-------- Given records --------

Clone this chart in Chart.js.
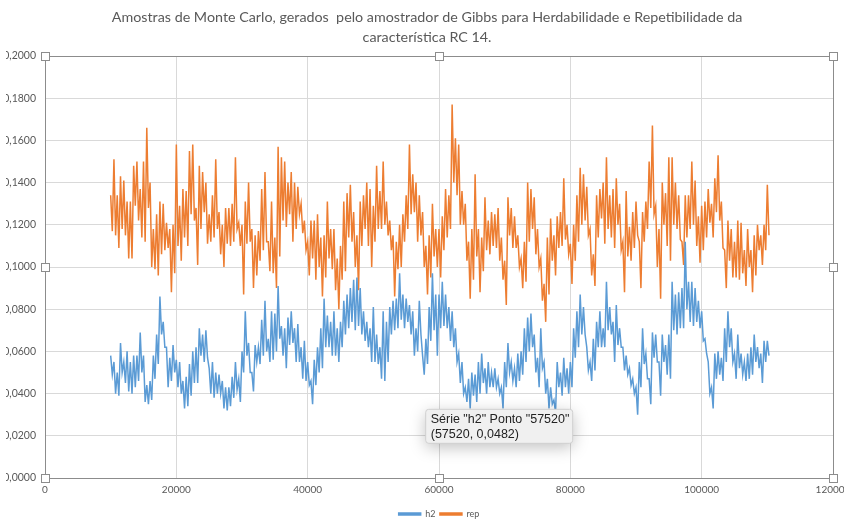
<!DOCTYPE html>
<html>
<head>
<meta charset="utf-8">
<script src="https://cdn.jsdelivr.net/npm/chart.js@4.4.1/dist/chart.umd.min.js"></script>
<style>
  html, body { margin: 0; padding: 0; background: #fff; overflow: hidden; }
  #clip { position: absolute; left: 6px; top: 0; width: 838px; height: 521px; overflow: hidden; }
  #wrap { position: absolute; left: -16px; top: 0; width: 854px; height: 521px; }
</style>
</head>
<body>
<div id="clip"><div id="wrap"><canvas id="chart"></canvas></div></div>
<script>
// cadeias: máximo e mínimo em cada janela de 500 iterações, a partir de 10000
const xStart = 10000;
const xStep = 500;

const h2Max = [
  0.058,0.055,0.050,0.064,0.055,0.060,0.055,0.058,0.058,0.069,0.058,
  0.044,0.046,0.058,0.068,0.086,0.074,0.062,0.057,0.063,0.056,
  0.055,0.046,0.048,0.054,0.060,0.062,0.071,0.068,0.070,0.052,
  0.055,0.050,0.049,0.046,0.043,0.043,0.048,0.055,0.047,0.060,
  0.079,0.064,0.050,0.063,0.062,0.075,0.084,0.066,0.079,0.078,
  0.091,0.072,0.071,0.076,0.079,0.071,0.073,0.062,0.065,0.055,
  0.046,0.056,0.062,0.071,0.085,0.077,0.074,0.079,0.071,0.074,
  0.084,0.087,0.090,0.094,0.095,0.090,0.079,0.074,0.071,0.081,
  0.068,0.062,0.079,0.074,0.081,0.084,0.085,0.097,0.087,0.085,
  0.082,0.079,0.071,0.084,0.058,0.066,0.081,0.097,0.087,0.087,
  0.093,0.087,0.081,0.079,0.071,0.059,0.055,0.043,0.047,0.050,
  0.049,0.055,0.059,0.052,0.055,0.050,0.052,0.047,0.043,0.055,
  0.064,0.055,0.052,0.059,0.060,0.071,0.076,0.078,0.068,0.057,
  0.071,0.055,0.047,0.043,0.037,0.055,0.050,0.057,0.052,0.055,
  0.071,0.079,0.087,0.081,0.062,0.055,0.066,0.074,0.079,0.071,
  0.093,0.081,0.074,0.082,0.071,0.062,0.058,0.052,0.047,0.043,
  0.055,0.071,0.059,0.047,0.069,0.068,0.055,0.068,0.063,0.068,
  0.093,0.087,0.088,0.090,0.112,0.093,0.093,0.090,0.084,0.079,
  0.066,0.055,0.043,0.059,0.060,0.057,0.071,0.079,0.071,0.059,
  0.068,0.059,0.055,0.059,0.062,0.068,0.062,0.059,0.065,0.065
];
const h2Min = [
  0.049,0.040,0.039,0.050,0.045,0.041,0.040,0.043,0.046,0.050,0.036,
  0.035,0.037,0.047,0.054,0.068,0.062,0.043,0.046,0.050,0.043,
  0.040,0.033,0.034,0.039,0.045,0.045,0.058,0.055,0.057,0.040,
  0.038,0.040,0.040,0.033,0.032,0.034,0.038,0.042,0.036,0.050,
  0.058,0.050,0.041,0.055,0.054,0.058,0.060,0.055,0.056,0.060,
  0.066,0.058,0.052,0.063,0.064,0.055,0.055,0.047,0.046,0.044,
  0.035,0.044,0.050,0.052,0.062,0.062,0.058,0.058,0.055,0.062,
  0.068,0.071,0.074,0.070,0.072,0.068,0.065,0.062,0.055,0.055,
  0.054,0.047,0.046,0.055,0.068,0.070,0.071,0.075,0.071,0.074,
  0.068,0.058,0.060,0.068,0.049,0.054,0.065,0.070,0.058,0.071,
  0.072,0.071,0.065,0.062,0.055,0.045,0.040,0.036,0.033,0.039,
  0.036,0.040,0.045,0.040,0.043,0.043,0.043,0.040,0.033,0.043,
  0.050,0.046,0.043,0.046,0.049,0.055,0.060,0.062,0.050,0.043,
  0.052,0.040,0.033,0.035,0.031,0.043,0.039,0.043,0.040,0.043,
  0.057,0.062,0.068,0.068,0.051,0.046,0.051,0.062,0.062,0.062,
  0.070,0.068,0.055,0.063,0.062,0.051,0.049,0.044,0.040,0.030,
  0.043,0.054,0.047,0.035,0.057,0.055,0.039,0.055,0.049,0.047,
  0.070,0.068,0.071,0.071,0.080,0.074,0.072,0.074,0.071,0.065,
  0.059,0.040,0.033,0.047,0.049,0.046,0.055,0.062,0.055,0.047,
  0.052,0.049,0.046,0.047,0.049,0.055,0.052,0.045,0.055,0.058
];

const repMax = [
  0.134,0.151,0.134,0.143,0.141,0.131,0.131,0.148,0.150,0.137,0.150,
  0.166,0.140,0.118,0.125,0.131,0.130,0.121,0.118,0.120,0.158,
  0.129,0.137,0.136,0.155,0.158,0.128,0.148,0.145,0.140,0.125,
  0.134,0.151,0.126,0.120,0.128,0.128,0.130,0.152,0.121,0.120,
  0.131,0.140,0.118,0.115,0.117,0.137,0.145,0.112,0.131,0.114,
  0.157,0.152,0.150,0.140,0.145,0.140,0.138,0.130,0.122,0.112,
  0.122,0.122,0.125,0.114,0.115,0.131,0.118,0.118,0.104,0.110,
  0.131,0.135,0.139,0.126,0.115,0.131,0.134,0.140,0.137,0.129,
  0.148,0.136,0.150,0.131,0.122,0.115,0.112,0.120,0.125,0.134,
  0.158,0.144,0.140,0.134,0.126,0.110,0.115,0.130,0.118,0.118,
  0.124,0.137,0.134,0.177,0.161,0.158,0.136,0.130,0.112,0.118,
  0.144,0.118,0.114,0.133,0.122,0.126,0.125,0.128,0.114,0.103,
  0.133,0.128,0.124,0.115,0.104,0.112,0.140,0.137,0.133,0.118,
  0.104,0.092,0.114,0.123,0.115,0.124,0.126,0.142,0.120,0.111,
  0.120,0.134,0.147,0.144,0.138,0.118,0.106,0.134,0.137,0.140,
  0.152,0.134,0.137,0.142,0.130,0.112,0.136,0.119,0.126,0.131,
  0.112,0.126,0.131,0.150,0.167,0.129,0.118,0.140,0.135,0.152,
  0.152,0.140,0.134,0.112,0.134,0.134,0.150,0.141,0.124,0.129,
  0.131,0.137,0.130,0.142,0.153,0.131,0.108,0.122,0.118,0.112,
  0.122,0.121,0.108,0.118,0.108,0.115,0.120,0.115,0.120,0.139
];
const repMin = [
  0.117,0.115,0.109,0.118,0.115,0.104,0.104,0.129,0.122,0.114,0.112,
  0.128,0.100,0.099,0.096,0.106,0.108,0.109,0.088,0.097,0.110,
  0.103,0.114,0.110,0.125,0.122,0.101,0.118,0.126,0.111,0.112,
  0.114,0.118,0.106,0.100,0.111,0.110,0.112,0.118,0.110,0.087,
  0.111,0.112,0.090,0.096,0.103,0.108,0.112,0.098,0.097,0.090,
  0.105,0.122,0.119,0.125,0.112,0.118,0.125,0.116,0.108,0.096,
  0.104,0.094,0.100,0.086,0.095,0.104,0.099,0.089,0.080,0.094,
  0.098,0.114,0.112,0.100,0.089,0.110,0.118,0.110,0.100,0.112,
  0.118,0.118,0.120,0.115,0.108,0.086,0.099,0.100,0.112,0.118,
  0.125,0.126,0.112,0.115,0.100,0.087,0.095,0.105,0.100,0.095,
  0.108,0.114,0.118,0.140,0.134,0.120,0.120,0.103,0.085,0.094,
  0.105,0.088,0.098,0.108,0.106,0.110,0.109,0.103,0.094,0.082,
  0.115,0.109,0.109,0.100,0.090,0.093,0.112,0.118,0.106,0.100,
  0.084,0.074,0.087,0.103,0.096,0.109,0.110,0.113,0.106,0.092,
  0.103,0.112,0.120,0.122,0.115,0.096,0.091,0.114,0.123,0.111,
  0.118,0.114,0.109,0.120,0.108,0.088,0.105,0.103,0.109,0.115,
  0.090,0.112,0.118,0.128,0.125,0.100,0.085,0.120,0.110,0.103,
  0.120,0.118,0.113,0.101,0.114,0.118,0.120,0.110,0.102,0.108,
  0.114,0.121,0.114,0.126,0.122,0.109,0.090,0.103,0.095,0.095,
  0.094,0.097,0.091,0.100,0.088,0.096,0.108,0.101,0.108,0.115
];

const titleLines = [
  'Amostras de Monte Carlo, gerados  pelo amostrador de Gibbs para Herdabilidade e Repetibilidade da',
  'característica RC 14.'
];
const xMin = 0, xMax = 120000, xTickStep = 20000;
const yMin = 0, yMax = 0.2, yTickStep = 0.02;

// ponto destacado pelo Excel
const hoverPoint = { serie: 'h2', x: 57520, y: 0.0482 };

// cada janela vira dois pontos: o máximo e depois o mínimo
function toPoints(maxs, mins) {
  const pts = [];
  const n = Math.min(maxs.length, mins.length);
  for (let i = 0; i < n; i++) {
    pts.push({ x: xStart + i * xStep, y: maxs[i] });
    pts.push({ x: xStart + i * xStep + xStep / 2, y: mins[i] });
  }
  return pts;
}

const fmtComma = v => v.toFixed(4).replace('.', ',');
const fontFamily = 'Lato, "Open Sans", sans-serif';

// título centrado como no Excel (um pouco à esquerda do centro da área de plotagem)
const excelTitle = {
  id: 'excelTitle',
  afterDraw(chart) {
    const { ctx, chartArea: a } = chart;
    const cx = (a.left + a.right) / 2 - 12;
    ctx.save();
    ctx.fillStyle = '#595959';
    ctx.font = '14.3px ' + fontFamily;
    ctx.textAlign = 'center';
    ctx.textBaseline = 'middle';
    titleLines.forEach((line, i) => ctx.fillText(line, cx, 17 + i * 20));
    ctx.restore();
  }
};

// moldura de seleção da área de plotagem + alças
const selectionFrame = {
  id: 'selectionFrame',
  afterDatasetsDraw(chart) {
    const { ctx, chartArea: a } = chart;
    ctx.save();
    ctx.strokeStyle = '#8c8c8c';
    ctx.lineWidth = 1;
    ctx.strokeRect(Math.round(a.left) + 0.5, Math.round(a.top) + 0.5,
      Math.round(a.right - a.left), Math.round(a.bottom - a.top));
    const mx = (a.left + a.right) / 2, my = (a.top + a.bottom) / 2;
    const handles = [
      [a.left, a.top], [mx, a.top], [a.right, a.top],
      [a.left, my], [a.right, my],
      [a.left, a.bottom], [mx, a.bottom], [a.right, a.bottom]
    ];
    handles.forEach(([hx, hy]) => {
      ctx.fillStyle = '#fff';
      ctx.strokeStyle = '#8c8c8c';
      ctx.fillRect(Math.round(hx) - 4, Math.round(hy) - 4, 9, 9);
      ctx.strokeRect(Math.round(hx) - 3.5, Math.round(hy) - 3.5, 8, 8);
    });
    ctx.restore();
  }
};

// dica de ferramenta do Excel
const excelTip = {
  id: 'excelTip',
  afterDraw(chart) {
    const { ctx, scales } = chart;
    const px = scales.x.getPixelForValue(hoverPoint.x);
    const py = scales.y.getPixelForValue(hoverPoint.y);
    const bx = px + 3, by = py + 33, bw = 147, bh = 34;
    const line1 = 'Série "' + hoverPoint.serie + '" Ponto "' + hoverPoint.x + '"';
    const line2 = '(' + hoverPoint.x + ', ' + fmtComma(hoverPoint.y) + ')';
    ctx.save();
    ctx.shadowColor = 'rgba(0,0,0,0.25)';
    ctx.shadowBlur = 16;
    ctx.shadowOffsetY = 4;
    ctx.fillStyle = '#f0f0f0';
    ctx.beginPath();
    ctx.roundRect(bx, by, bw, bh, 3);
    ctx.fill();
    ctx.shadowColor = 'transparent';
    ctx.strokeStyle = '#d0d0d0';
    ctx.lineWidth = 1;
    ctx.stroke();
    ctx.fillStyle = '#222';
    ctx.font = '12.5px "Liberation Sans", Arial, sans-serif';
    ctx.textBaseline = 'middle';
    ctx.fillText(line1, bx + 5, by + 10);
    ctx.fillText(line2, bx + 5, by + 25);
    ctx.restore();
  }
};

new Chart(document.getElementById('chart'), {
  type: 'line',
  data: {
    datasets: [
      {
        label: 'h2',
        data: toPoints(h2Max, h2Min),
        borderColor: '#5B9BD5',
        backgroundColor: '#5B9BD5',
        borderWidth: 1.5,
        pointRadius: 0,
        tension: 0
      },
      {
        label: 'rep',
        data: toPoints(repMax, repMin),
        borderColor: '#ED7D31',
        backgroundColor: '#ED7D31',
        borderWidth: 1.5,
        pointRadius: 0,
        tension: 0
      }
    ]
  },
  options: {
    responsive: true,
    maintainAspectRatio: false,
    animation: false,
    events: [],
    layout: { padding: { left: 0, right: 11, top: 56, bottom: 0 } },
    plugins: {
      tooltip: { enabled: false },
      title: { display: false },
      legend: {
        position: 'bottom',
        fullSize: false,
        maxHeight: 16,
        labels: {
          color: '#595959',
          font: { family: fontFamily, size: 9 },
          boxWidth: 22,
          boxHeight: 2,
          padding: 4.5
        }
      }
    },
    scales: {
      x: {
        type: 'linear',
        min: xMin,
        max: xMax,
        ticks: {
          stepSize: xTickStep,
          color: '#595959',
          font: { family: fontFamily, size: 10 },
          padding: 6,
          maxRotation: 0,
          callback: v => String(v)
        },
        grid: { color: '#d9d9d9', drawTicks: false },
        border: { display: false },
        afterFit: s => { s.height = 27; s.paddingLeft = 0; s.paddingRight = 0; }
      },
      y: {
        min: yMin,
        max: yMax,
        ticks: {
          stepSize: yTickStep,
          color: '#595959',
          font: { family: fontFamily, size: 10.5 },
          padding: 9,
          callback: v => fmtComma(v)
        },
        grid: { color: '#d9d9d9', drawTicks: false },
        border: { display: false },
        afterFit: s => { s.width = 55; s.paddingTop = 0; s.paddingBottom = 0; }
      }
    }
  },
  plugins: [excelTitle, selectionFrame, excelTip]
});
</script>
</body>
</html>
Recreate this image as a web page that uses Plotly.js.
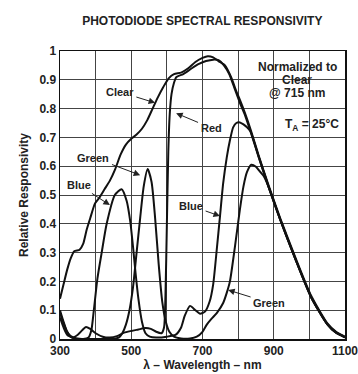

--------

(Do this)
Could the lines from the top of the material through the line with "const xStep = 500;" be repeated exactly, pictures left out?

(The reply)
Clone this chart in Chart.js.
<!DOCTYPE html>
<html>
<head>
<meta charset="utf-8">
<script src="https://cdn.jsdelivr.net/npm/chart.js@4.4.1/dist/chart.umd.min.js"></script>
<style>
  html, body { margin: 0; padding: 0; background: #fff; overflow: hidden; }
  #clip { position: absolute; left: 6px; top: 0; width: 838px; height: 521px; overflow: hidden; }
  #wrap { position: absolute; left: -16px; top: 0; width: 854px; height: 521px; }
</style>
</head>
<body>
<div id="clip"><div id="wrap"><canvas id="chart"></canvas></div></div>
<script>
// cadeias: máximo e mínimo em cada janela de 500 iterações, a partir de 10000
const xStart = 10000;
const xStep = 500;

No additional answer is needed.